Let's summarize what I've been saying about power:
1. You are ALREADY/ALWAYS powerful, because authentic power is an aspect of your innermost being -- the essence of Who You Are -- but you FEEL powerless when you hold on to disempowering beliefs or perspectives.
2. Most disempowering perspectives involve the belief that your power resides in people or circumstances beyond your control, which leads to confusing power with control, which leads to endless variations of drama, strife, and suffering.
3. Successfully controlling people and circumstances affords a fleeting, shallow sense of power, which I call "pseudo-power." But the price of a deep, enduring sense of power is letting go of control, letting go of disempowering beliefs, and letting go of the ego's agenda of "being right" -- especially the righteousness of any "victim stories" you've been repeating over and over, no matter how seemingly justified. The price of power is taking full responsibility for your experience.
Some people hear that last part and call it "blaming the victim," but you're actually being MORE compassionate when you refuse to reduce a person to the role of victim or perpetrator. Authentic power transcends blame, transcends the victim/perpetrator orientation, and isn't concerned with who's right or wrong. Beyond those limiting perspectives, you just ARE powerful, and you need only ALLOW the experience of power.

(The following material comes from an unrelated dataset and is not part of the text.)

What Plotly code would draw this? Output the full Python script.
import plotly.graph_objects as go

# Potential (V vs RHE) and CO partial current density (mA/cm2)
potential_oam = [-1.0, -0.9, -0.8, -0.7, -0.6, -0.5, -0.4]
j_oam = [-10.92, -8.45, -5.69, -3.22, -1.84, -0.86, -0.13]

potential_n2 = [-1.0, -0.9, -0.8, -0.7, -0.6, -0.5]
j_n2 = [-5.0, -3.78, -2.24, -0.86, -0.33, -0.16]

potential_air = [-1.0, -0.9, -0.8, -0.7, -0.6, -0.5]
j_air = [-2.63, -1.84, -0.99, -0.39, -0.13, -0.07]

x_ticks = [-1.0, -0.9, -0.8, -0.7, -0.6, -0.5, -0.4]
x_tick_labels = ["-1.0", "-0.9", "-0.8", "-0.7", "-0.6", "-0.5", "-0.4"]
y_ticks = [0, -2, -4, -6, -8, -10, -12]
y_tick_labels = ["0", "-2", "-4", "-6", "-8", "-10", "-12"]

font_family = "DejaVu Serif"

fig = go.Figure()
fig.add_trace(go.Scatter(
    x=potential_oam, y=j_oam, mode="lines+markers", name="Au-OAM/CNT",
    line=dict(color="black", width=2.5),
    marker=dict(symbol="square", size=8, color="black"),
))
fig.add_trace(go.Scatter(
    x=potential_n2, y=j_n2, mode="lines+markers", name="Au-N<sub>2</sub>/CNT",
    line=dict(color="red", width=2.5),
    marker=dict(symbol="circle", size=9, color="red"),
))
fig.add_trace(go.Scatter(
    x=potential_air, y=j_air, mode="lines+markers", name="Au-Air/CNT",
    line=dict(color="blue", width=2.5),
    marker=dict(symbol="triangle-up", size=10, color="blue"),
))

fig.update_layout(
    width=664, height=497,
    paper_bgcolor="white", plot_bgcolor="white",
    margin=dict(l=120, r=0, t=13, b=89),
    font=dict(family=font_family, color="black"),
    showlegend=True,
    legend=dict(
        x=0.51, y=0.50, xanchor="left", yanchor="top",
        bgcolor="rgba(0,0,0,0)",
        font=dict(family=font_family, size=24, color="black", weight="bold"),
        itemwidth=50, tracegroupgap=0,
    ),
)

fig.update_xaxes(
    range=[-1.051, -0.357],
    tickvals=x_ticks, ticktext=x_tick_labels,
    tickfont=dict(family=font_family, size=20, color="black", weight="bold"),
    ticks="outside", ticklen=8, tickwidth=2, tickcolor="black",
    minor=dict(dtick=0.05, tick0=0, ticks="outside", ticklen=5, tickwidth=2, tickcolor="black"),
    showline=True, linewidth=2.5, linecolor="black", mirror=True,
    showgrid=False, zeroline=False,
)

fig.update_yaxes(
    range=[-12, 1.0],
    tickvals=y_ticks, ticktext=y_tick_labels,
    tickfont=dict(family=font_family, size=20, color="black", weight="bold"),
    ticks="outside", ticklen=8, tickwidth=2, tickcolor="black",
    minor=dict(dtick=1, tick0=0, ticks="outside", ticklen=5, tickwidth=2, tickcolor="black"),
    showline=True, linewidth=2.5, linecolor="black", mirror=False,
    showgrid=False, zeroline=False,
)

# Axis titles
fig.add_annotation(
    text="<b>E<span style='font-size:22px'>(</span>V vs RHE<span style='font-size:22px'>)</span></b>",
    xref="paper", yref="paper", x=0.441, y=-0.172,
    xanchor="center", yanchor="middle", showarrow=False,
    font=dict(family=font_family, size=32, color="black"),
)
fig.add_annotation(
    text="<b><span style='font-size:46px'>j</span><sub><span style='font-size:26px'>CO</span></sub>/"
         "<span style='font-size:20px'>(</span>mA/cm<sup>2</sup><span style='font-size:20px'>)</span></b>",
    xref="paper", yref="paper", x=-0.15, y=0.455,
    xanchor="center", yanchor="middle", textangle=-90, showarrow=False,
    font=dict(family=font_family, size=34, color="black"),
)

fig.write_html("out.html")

Again: You are NOT responsible for all the nasty things other people do, but you ARE responsible for judging those things to be nasty. And you are responsible for amplifying the nastiness by resisting, resenting, stewing, complaining, commiserating, fantasizing revenge, etc., etc., etc. All such negative experiences arise from THOUGHTS -- which you have the power to change!
With a little mindfulness, you can shift your focus from "being right" to feeling good and doing what works best for yourself AND your partners: spouse, kids, friends, co-workers, etc. You'll feel lighter and more playful, even relative to things you care deeply about. You'll feel more inspired and creative.
You'll also realize that sometimes what works best is using your freedom of choice to choose PROTECTIVE actions -- removing yourself and/or others from harm's way or using nonviolent force to prevent harm. And believe it or not, you CAN make such choices without assigning blame or making anyone wrong. You're simply doing what works.
When you fully OWN your power, you won't feel compelled to judge, correct, or "fix" those who are still stuck in disempowering perspectives, but neither will you be inclined to commiserate with them. Rather, you will feel compassion for them while holding on to the truth of their authentic power -- often without saying a word.
The next time someone tries to enlist you into commiseration about their woes, try this: Just be fully present, open your heart, and listen silently without getting drawn into their drama. Instead, hold on to the thought that they are truly powerful, and trust that they will eventually reconnect with their authentic power. (You can do this for yourself, too!)